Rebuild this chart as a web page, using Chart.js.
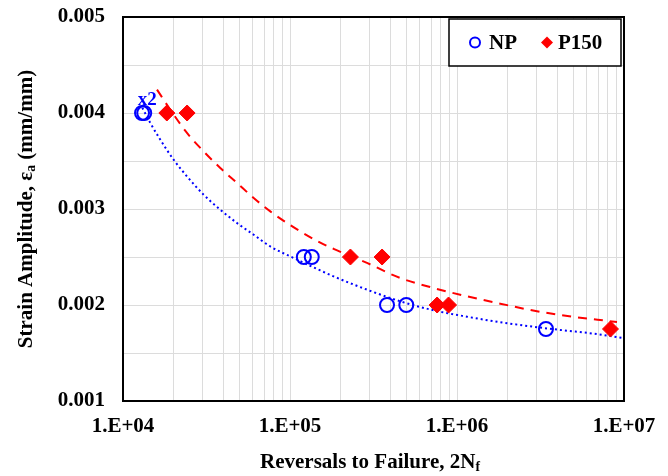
<!DOCTYPE html>
<html>
<head>
<meta charset="utf-8">
<script src="https://cdn.jsdelivr.net/npm/chart.js@4.4.1/dist/chart.umd.min.js"></script>
<style>
  html, body { margin: 0; padding: 0; background: #fff; }
  #wrap { width: 668px; height: 476px; }
</style>
</head>
<body>
<div id="wrap"><canvas id="fatigueChart" width="668" height="476"></canvas></div>
<script>
// test data
var npCycles = [1.30e4, 1.34e4, 1.21e5, 1.35e5, 3.81e5, 4.97e5, 3.41e6];
var npStrain = [0.004, 0.004, 0.0025, 0.0025, 0.002, 0.002, 0.00175];
var p150Cycles = [1.83e4, 2.42e4, 2.30e5, 3.56e5, 7.6e5, 8.9e5, 8.3e6];
var p150Strain = [0.004, 0.004, 0.0025, 0.0025, 0.002, 0.002, 0.00175];

// trend curves
var npFitCycles = [1.305e4, 1.457e4, 1.673e4, 2.009e4, 2.416e4, 3.04e4, 3.825e4, 4.815e4, 6.06e4, 7.62e4,
    1.051e5, 1.518e5, 1.824e5, 2.89e5, 4.58e5, 7.24e5, 1.148e6, 1.816e6, 3.30e6, 6.58e6, 9.95e6];
var npFitStrain = [0.004055, 0.003896, 0.003722, 0.003514, 0.00334, 0.003149, 0.002993, 0.002854, 0.002732, 0.00261,
    0.00249, 0.00236, 0.002298, 0.00216, 0.002038, 0.001945, 0.001878, 0.001821, 0.00176, 0.001701, 0.001655];
var p150FitCycles = [1.598e4, 1.92e4, 2.416e4, 3.04e4, 3.825e4, 4.815e4, 6.06e4, 7.62e4, 9.6e4, 1.153e5,
    1.518e5, 1.824e5, 2.89e5, 4.58e5, 7.24e5, 1.148e6, 1.816e6, 2.624e6, 4.155e6, 9.08e6];
var p150FitStrain = [0.004243, 0.004034, 0.003792, 0.0036, 0.003427, 0.003271, 0.003115, 0.002975, 0.002854, 0.002767,
    0.00265, 0.002585, 0.002438, 0.002281, 0.002177, 0.00209, 0.002014, 0.001955, 0.001895, 0.001823];

var xTickValues = [1e4, 1e5, 1e6, 1e7];
var xTickLabels = ['1.E+04', '1.E+05', '1.E+06', '1.E+07'];
var yTickValues = [0.001, 0.002, 0.003, 0.004, 0.005];
var yTickLabels = ['0.001', '0.002', '0.003', '0.004', '0.005'];

var FONT = "'Liberation Serif', 'Times New Roman', serif";
var BLUE = 'rgb(0, 0, 255)';
var RED = 'rgb(255, 0, 0)';

function pairs(xs, ys) {
    return xs.map(function (x, i) { return { x: x, y: ys[i] }; });
}

// text with a subscript part, centred on 0
function drawMixed(ctx, parts, size) {
    var total = 0;
    parts.forEach(function (p) {
        ctx.font = 'bold ' + (p.sub ? size * 0.65 : size) + 'px ' + FONT;
        p.w = ctx.measureText(p.t).width;
        total += p.w;
    });
    var x = -total / 2;
    parts.forEach(function (p) {
        ctx.font = 'bold ' + (p.sub ? size * 0.65 : size) + 'px ' + FONT;
        ctx.fillText(p.t, x, p.sub ? size * 0.22 : 0);
        x += p.w;
    });
}

var decor = {
    id: 'decor',
    afterDraw: function (chart) {
        var ctx = chart.ctx;
        var a = chart.chartArea;
        ctx.save();

        // plot frame
        ctx.strokeStyle = '#000';
        ctx.lineWidth = 2;
        ctx.strokeRect(a.left, a.top, a.right - a.left, a.bottom - a.top);

        // axis titles
        ctx.fillStyle = '#000';
        ctx.textBaseline = 'middle';
        ctx.textAlign = 'left';
        ctx.save();
        ctx.translate(370, 463);
        drawMixed(ctx, [{ t: 'Reversals to Failure, 2N' }, { t: 'f', sub: true }], 21);
        ctx.restore();
        ctx.save();
        ctx.translate(27, (a.top + a.bottom) / 2);
        ctx.rotate(-Math.PI / 2);
        drawMixed(ctx, [{ t: 'Strain Amplitude, \u03b5' }, { t: 'a', sub: true }, { t: ' (mm/mm)' }], 21);
        ctx.restore();

        // "x2" note on the doubled NP point
        var xs = chart.scales.x, ys = chart.scales.y;
        ctx.fillStyle = BLUE;
        ctx.font = 'bold 19px ' + FONT;
        ctx.textAlign = 'center';
        ctx.fillText('x2', xs.getPixelForValue(npCycles[1]) + 3, ys.getPixelForValue(npStrain[1]) - 13);

        // legend box in the top right corner
        var bx = a.right - 175, by = a.top + 2, bw = 172, bh = 47;
        ctx.fillStyle = '#fff';
        ctx.fillRect(bx, by, bw, bh);
        ctx.strokeStyle = '#000';
        ctx.lineWidth = 1.5;
        ctx.strokeRect(bx, by, bw, bh);
        var cy = by + bh / 2;
        var np = chart.data.datasets[0], p150 = chart.data.datasets[1];
        ctx.strokeStyle = np.borderColor;
        ctx.lineWidth = 2;
        ctx.beginPath();
        ctx.arc(bx + 26, cy, 5, 0, Math.PI * 2);
        ctx.stroke();
        ctx.fillStyle = p150.backgroundColor;
        ctx.beginPath();
        ctx.moveTo(bx + 98, cy - 6);
        ctx.lineTo(bx + 104, cy);
        ctx.lineTo(bx + 98, cy + 6);
        ctx.lineTo(bx + 92, cy);
        ctx.closePath();
        ctx.fill();
        ctx.fillStyle = '#000';
        ctx.font = 'bold 21px ' + FONT;
        ctx.textAlign = 'left';
        ctx.fillText(np.label, bx + 40, cy + 1);
        ctx.fillText(p150.label, bx + 109, cy + 1);
        ctx.restore();
    }
};

var ctx = document.getElementById('fatigueChart').getContext('2d');
var chart = new Chart(ctx, {
    type: 'scatter',
    data: {
        datasets: [{
            label: 'NP',
            data: pairs(npCycles, npStrain),
            pointStyle: 'circle',
            pointRadius: 7,
            pointHoverRadius: 7,
            borderColor: BLUE,
            backgroundColor: 'rgba(0,0,0,0)',
            borderWidth: 2,
            order: 0
        }, {
            label: 'P150',
            data: pairs(p150Cycles, p150Strain),
            pointStyle: 'rectRot',
            pointRadius: 8,
            pointHoverRadius: 8,
            borderColor: RED,
            backgroundColor: RED,
            borderWidth: 1,
            order: 0
        }, {
            label: 'NP fit',
            type: 'line',
            data: pairs(npFitCycles, npFitStrain),
            showLine: true,
            pointRadius: 0,
            borderColor: BLUE,
            borderWidth: 2,
            borderDash: [2, 3],
            cubicInterpolationMode: 'monotone',
            fill: false,
            order: 1
        }, {
            label: 'P150 fit',
            type: 'line',
            data: pairs(p150FitCycles, p150FitStrain),
            showLine: true,
            pointRadius: 0,
            borderColor: RED,
            borderWidth: 2,
            borderDash: [9, 7],
            cubicInterpolationMode: 'monotone',
            fill: false,
            order: 1
        }]
    },
    options: {
        responsive: false,
        animation: false,
        layout: { padding: { top: 17, right: 44, left: 0, bottom: 0 } },
        plugins: {
            legend: { display: false },
            tooltip: { enabled: false }
        },
        scales: {
            x: {
                type: 'logarithmic',
                min: 1e4,
                max: 1e7,
                afterBuildTicks: function (scale) {
                    var vals = [];
                    for (var d = 0; d < xTickValues.length - 1; d++) {
                        for (var k = 1; k <= 9; k++) vals.push(k * xTickValues[d]);
                    }
                    vals.push(xTickValues[xTickValues.length - 1]);
                    scale.ticks = vals.map(function (v) { return { value: v }; });
                },
                afterFit: function (scale) {
                    scale.height = 75;
                    scale.paddingLeft = 0;
                    scale.paddingRight = 0;
                },
                border: { display: false },
                grid: { color: '#dcdcdc', lineWidth: 1, drawTicks: false },
                ticks: {
                    autoSkip: false,
                    maxRotation: 0,
                    padding: 13,
                    color: '#000',
                    font: { family: FONT, size: 21, weight: 'bold' },
                    callback: function (value) {
                        for (var i = 0; i < xTickValues.length; i++) {
                            if (Math.abs(value / xTickValues[i] - 1) < 1e-6) return xTickLabels[i];
                        }
                        return '';
                    }
                }
            },
            y: {
                min: 0.001,
                max: 0.005,
                afterFit: function (scale) {
                    scale.width = 123;
                    scale.paddingTop = 0;
                    scale.paddingBottom = 0;
                },
                border: { display: false },
                grid: { color: '#dcdcdc', lineWidth: 1, drawTicks: false },
                ticks: {
                    stepSize: 0.0005,
                    padding: 18,
                    color: '#000',
                    font: { family: FONT, size: 21, weight: 'bold' },
                    callback: function (value) {
                        for (var i = 0; i < yTickValues.length; i++) {
                            if (Math.abs(value - yTickValues[i]) < 1e-7) return yTickLabels[i];
                        }
                        return '';
                    }
                }
            }
        }
    },
    plugins: [decor]
});
</script>
</body>
</html>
◆ ◆ ◆ ◆
Task prompt: Extract, word for word, each line from the top of the data down to and including the line with "var yTickLabels = ['0.001', '0.002', '0.003', '0.004', '0.005'];"; skip the pictures.

Result of this exercise:
Rebuild this chart as a web page, using Chart.js.
<!DOCTYPE html>
<html>
<head>
<meta charset="utf-8">
<script src="https://cdn.jsdelivr.net/npm/chart.js@4.4.1/dist/chart.umd.min.js"></script>
<style>
  html, body { margin: 0; padding: 0; background: #fff; }
  #wrap { width: 668px; height: 476px; }
</style>
</head>
<body>
<div id="wrap"><canvas id="fatigueChart" width="668" height="476"></canvas></div>
<script>
// test data
var npCycles = [1.30e4, 1.34e4, 1.21e5, 1.35e5, 3.81e5, 4.97e5, 3.41e6];
var npStrain = [0.004, 0.004, 0.0025, 0.0025, 0.002, 0.002, 0.00175];
var p150Cycles = [1.83e4, 2.42e4, 2.30e5, 3.56e5, 7.6e5, 8.9e5, 8.3e6];
var p150Strain = [0.004, 0.004, 0.0025, 0.0025, 0.002, 0.002, 0.00175];

// trend curves
var npFitCycles = [1.305e4, 1.457e4, 1.673e4, 2.009e4, 2.416e4, 3.04e4, 3.825e4, 4.815e4, 6.06e4, 7.62e4,
    1.051e5, 1.518e5, 1.824e5, 2.89e5, 4.58e5, 7.24e5, 1.148e6, 1.816e6, 3.30e6, 6.58e6, 9.95e6];
var npFitStrain = [0.004055, 0.003896, 0.003722, 0.003514, 0.00334, 0.003149, 0.002993, 0.002854, 0.002732, 0.00261,
    0.00249, 0.00236, 0.002298, 0.00216, 0.002038, 0.001945, 0.001878, 0.001821, 0.00176, 0.001701, 0.001655];
var p150FitCycles = [1.598e4, 1.92e4, 2.416e4, 3.04e4, 3.825e4, 4.815e4, 6.06e4, 7.62e4, 9.6e4, 1.153e5,
    1.518e5, 1.824e5, 2.89e5, 4.58e5, 7.24e5, 1.148e6, 1.816e6, 2.624e6, 4.155e6, 9.08e6];
var p150FitStrain = [0.004243, 0.004034, 0.003792, 0.0036, 0.003427, 0.003271, 0.003115, 0.002975, 0.002854, 0.002767,
    0.00265, 0.002585, 0.002438, 0.002281, 0.002177, 0.00209, 0.002014, 0.001955, 0.001895, 0.001823];

var xTickValues = [1e4, 1e5, 1e6, 1e7];
var xTickLabels = ['1.E+04', '1.E+05', '1.E+06', '1.E+07'];
var yTickValues = [0.001, 0.002, 0.003, 0.004, 0.005];
var yTickLabels = ['0.001', '0.002', '0.003', '0.004', '0.005'];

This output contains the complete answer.